• **THE TASK**
Extract the lines of the material below, beginning with the first and ending with the line that holds "0.876, 0.842, 0.8];". Skip every picture.

* begin *

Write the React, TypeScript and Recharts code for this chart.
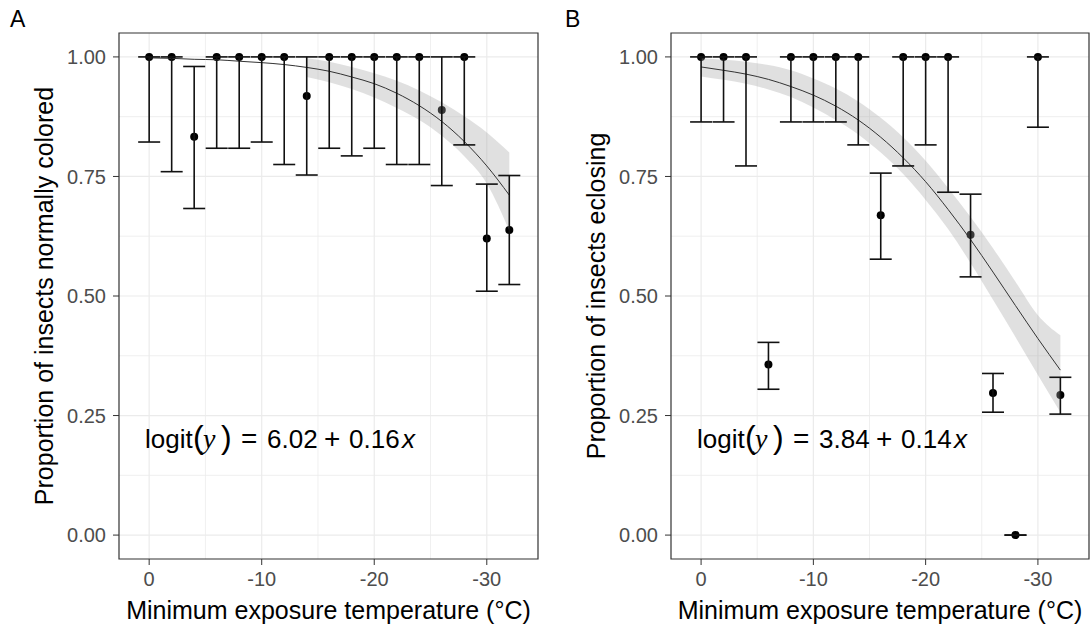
import {
  ComposedChart,
  Scatter,
  ErrorBar,
  Area,
  Line,
  XAxis,
  YAxis,
  ReferenceLine,
  ReferenceArea,
} from "recharts";

// exposure temperatures (°C), shared by both panels
const TEMPS = [0, -2, -4, -6, -8, -10, -12, -14, -16, -18, -20, -22, -24, -26, -28, -30, -32];

// panel A: proportion normally colored
const A_PROP = [1, 1, 0.833, 1, 1, 1, 1, 0.918, 1, 1, 1, 1, 1, 0.889, 1, 0.62, 0.638];
const A_LOWER = [0.822, 0.76, 0.683, 0.809, 0.809, 0.822, 0.775, 0.753, 0.809, 0.793, 0.809, 0.775, 0.775, 0.731, 0.816, 0.51, 0.524];
const A_UPPER = [1, 1, 0.98, 1, 1, 1, 1, 1, 1, 1, 1, 1, 1, 1, 1, 0.734, 0.752];
const A_FIT = [0.998, 0.997, 0.995, 0.994, 0.991, 0.988, 0.984, 0.978, 0.97, 0.958, 0.944, 0.924, 0.898, 0.865, 0.823, 0.772, 0.711];
const A_BAND_LO = [null, null, null, null, null, null, null, 0.958, 0.947, 0.933, 0.915, 0.893, 0.868, 0.835, 0.792, 0.735, 0.637];
const A_BAND_HI = [null, null, null, null, null, null, null, 0.997, 0.99, 0.979, 0.966, 0.95, 0.93, 0.905, 0.876, 0.842, 0.8];

// panel B: proportion eclosing
const B_PROP = [1, 1, 1, 0.357, 1, 1, 1, 1, 0.669, 1, 1, 1, 0.628, 0.297, 0, 1, 0.293];
const B_LOWER = [0.864, 0.864, 0.772, 0.305, 0.864, 0.864, 0.864, 0.816, 0.577, 0.772, 0.816, 0.717, 0.54, 0.257, 0, 0.853, 0.253];
const B_UPPER = [1, 1, 1, 0.403, 1, 1, 1, 1, 0.757, 1, 1, 1, 0.713, 0.338, 0, 1, 0.33];
const B_FIT = [0.979, 0.972, 0.964, 0.953, 0.938, 0.92, 0.897, 0.868, 0.832, 0.789, 0.739, 0.681, 0.618, 0.55, 0.48, 0.411, 0.345];
const B_BAND_LO = [0.959, 0.952, 0.944, 0.932, 0.916, 0.894, 0.868, 0.838, 0.8, 0.755, 0.701, 0.64, 0.569, 0.492, 0.414, 0.335, 0.257];
const B_BAND_HI = [0.997, 0.994, 0.99, 0.983, 0.972, 0.955, 0.934, 0.907, 0.873, 0.832, 0.783, 0.726, 0.665, 0.6, 0.53, 0.46, 0.418];

const X_TICKS = [0, -10, -20, -30];
const X_MINOR = [-5, -15, -25];
const Y_TICKS = [0, 0.25, 0.5, 0.75, 1];
const Y_MINOR = [0.125, 0.375, 0.625, 0.875];

const X_DOMAIN: [number, number] = [-34.55, 2.68];
const Y_DOMAIN: [number, number] = [-0.05, 1.05];

const FONT = "'Liberation Sans', Arial, sans-serif";
const TICK_STYLE = { fontSize: 20, fill: "#4d4d4d", fontFamily: FONT };
const GRID = "#ebebeb";

type PanelProps = {
  prop: number[];
  lower: number[];
  upper: number[];
  fit: number[];
  bandLo: (number | null)[];
  bandHi: (number | null)[];
  width: number;
  right: number;
};

const Panel = ({ prop, lower, upper, fit, bandLo, bandHi, width, right }: PanelProps) => {
  const points = TEMPS.map((x, i) => ({
    x,
    y: prop[i],
    err: [prop[i] - lower[i], upper[i] - prop[i]],
  }));
  const curve = TEMPS.map((x, i) => ({
    x,
    fit: fit[i],
    band: bandLo[i] == null ? null : [bandLo[i], bandHi[i]],
  }));

  return (
    <ComposedChart
      width={width}
      height={630}
      data={curve}
      margin={{ top: 33, right, bottom: 0, left: 0 }}
    >
      {X_TICKS.concat(X_MINOR).map((v) => (
        <ReferenceLine key={"x" + v} x={v} stroke={GRID} strokeWidth={X_MINOR.includes(v) ? 0.8 : 1.2} zIndex={-50} />
      ))}
      {Y_TICKS.concat(Y_MINOR).map((v) => (
        <ReferenceLine key={"y" + v} y={v} stroke={GRID} strokeWidth={Y_MINOR.includes(v) ? 0.8 : 1.2} zIndex={-50} />
      ))}
      <XAxis
        type="number"
        dataKey="x"
        domain={X_DOMAIN}
        reversed
        allowDataOverflow
        ticks={X_TICKS}
        tickFormatter={(v) => String(v)}
        tick={TICK_STYLE}
        tickLine={{ stroke: "#333333" }}
        tickSize={6}
        tickMargin={7}
        axisLine={false}
        height={71}
      />
      <YAxis
        type="number"
        dataKey="y"
        domain={Y_DOMAIN}
        allowDataOverflow
        ticks={Y_TICKS}
        tickFormatter={(v) => Number(v).toFixed(2)}
        tick={TICK_STYLE}
        tickLine={{ stroke: "#333333" }}
        tickSize={6}
        tickMargin={7}
        axisLine={false}
        width={119}
      />
      <Scatter
        data={points}
        dataKey="y"
        isAnimationActive={false}
        zIndex={100}
        shape={(p: any) => <circle cx={p.cx} cy={p.cy} r={4} fill="#000" />}
      >
        <ErrorBar dataKey="err" direction="y" width={11} stroke="#111" strokeWidth={1.6} isAnimationActive={false} />
      </Scatter>
      <Area
        dataKey="band"
        type="monotone"
        fill="#a6a6a6"
        fillOpacity={0.35}
        stroke="none"
        connectNulls={false}
        isAnimationActive={false}
        zIndex={200}
      />
      <Line
        dataKey="fit"
        type="monotone"
        stroke="#333333"
        strokeWidth={1}
        dot={false}
        activeDot={false}
        isAnimationActive={false}
        zIndex={300}
      />
      <ReferenceArea
        x1={X_DOMAIN[1]}
        x2={X_DOMAIN[0]}
        y1={Y_DOMAIN[0]}
        y2={Y_DOMAIN[1]}
        fill="none"
        stroke="#333333"
        strokeWidth={1.2}
        zIndex={1000}
      />
    </ComposedChart>
  );
};

const Equation = ({ x, y, a, b }: { x: number; y: number; a: string; b: string }) => (
  <text y={y} fontSize={26} fill="#000" fontFamily={FONT}>
    <tspan x={x}>logit</tspan>
    <tspan x={x + 48} fontSize={32}>(</tspan>
    <tspan x={x + 58} fontFamily="'Liberation Serif', serif" fontStyle="italic" fontSize={28}>y</tspan>
    <tspan x={x + 76} fontSize={32}>)</tspan>
    <tspan x={x + 96} fontSize={28}>=</tspan>
    <tspan x={x + 122}>{a}</tspan>
    <tspan x={x + 179} fontSize={28}>+</tspan>
    <tspan x={x + 204}>{b}</tspan>
    <tspan x={x + 257} fontStyle="italic">x</tspan>
  </text>
);

export default function App() {
  return (
    <div
      style={{
        position: "absolute",
        left: 0,
        top: 0,
        width: 1091,
        height: 630,
        background: "#fff",
        fontFamily: FONT,
      }}
    >
      <div style={{ position: "absolute", left: 0, top: 0 }}>
        <Panel prop={A_PROP} lower={A_LOWER} upper={A_UPPER} fit={A_FIT} bandLo={A_BAND_LO} bandHi={A_BAND_HI} width={545} right={7} />
      </div>
      <div style={{ position: "absolute", left: 552, top: 0 }}>
        <Panel prop={B_PROP} lower={B_LOWER} upper={B_UPPER} fit={B_FIT} bandLo={B_BAND_LO} bandHi={B_BAND_HI} width={539} right={2} />
      </div>
      <svg
        width={1091}
        height={630}
        style={{ position: "absolute", left: 0, top: 0, pointerEvents: "none" }}
      >
        <text x={10} y={27} fontSize={23} fill="#000" fontFamily={FONT}>A</text>
        <text x={565} y={27} fontSize={23} fill="#000" fontFamily={FONT}>B</text>
        <text x={53} y={296} transform="rotate(-90 53 296)" textAnchor="middle" fontSize={25} fill="#000" fontFamily={FONT}>
          Proportion of insects normally colored
        </text>
        <text x={605} y={296} transform="rotate(-90 605 296)" textAnchor="middle" fontSize={25} fill="#000" fontFamily={FONT}>
          Proportion of insects eclosing
        </text>
        <text x={328.5} y={619} textAnchor="middle" fontSize={25} fill="#000" fontFamily={FONT}>
          Minimum exposure temperature (°C)
        </text>
        <text x={880} y={619} textAnchor="middle" fontSize={25} fill="#000" fontFamily={FONT}>
          Minimum exposure temperature (°C)
        </text>
        <Equation x={145} y={448} a="6.02" b="0.16" />
        <Equation x={697} y={448} a="3.84" b="0.14" />
      </svg>
    </div>
  );
}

* end *

• **PROBLEM SOLUTION**
Write the React, TypeScript and Recharts code for this chart.
import {
  ComposedChart,
  Scatter,
  ErrorBar,
  Area,
  Line,
  XAxis,
  YAxis,
  ReferenceLine,
  ReferenceArea,
} from "recharts";

// exposure temperatures (°C), shared by both panels
const TEMPS = [0, -2, -4, -6, -8, -10, -12, -14, -16, -18, -20, -22, -24, -26, -28, -30, -32];

// panel A: proportion normally colored
const A_PROP = [1, 1, 0.833, 1, 1, 1, 1, 0.918, 1, 1, 1, 1, 1, 0.889, 1, 0.62, 0.638];
const A_LOWER = [0.822, 0.76, 0.683, 0.809, 0.809, 0.822, 0.775, 0.753, 0.809, 0.793, 0.809, 0.775, 0.775, 0.731, 0.816, 0.51, 0.524];
const A_UPPER = [1, 1, 0.98, 1, 1, 1, 1, 1, 1, 1, 1, 1, 1, 1, 1, 0.734, 0.752];
const A_FIT = [0.998, 0.997, 0.995, 0.994, 0.991, 0.988, 0.984, 0.978, 0.97, 0.958, 0.944, 0.924, 0.898, 0.865, 0.823, 0.772, 0.711];
const A_BAND_LO = [null, null, null, null, null, null, null, 0.958, 0.947, 0.933, 0.915, 0.893, 0.868, 0.835, 0.792, 0.735, 0.637];
const A_BAND_HI = [null, null, null, null, null, null, null, 0.997, 0.99, 0.979, 0.966, 0.95, 0.93, 0.905, 0.876, 0.842, 0.8];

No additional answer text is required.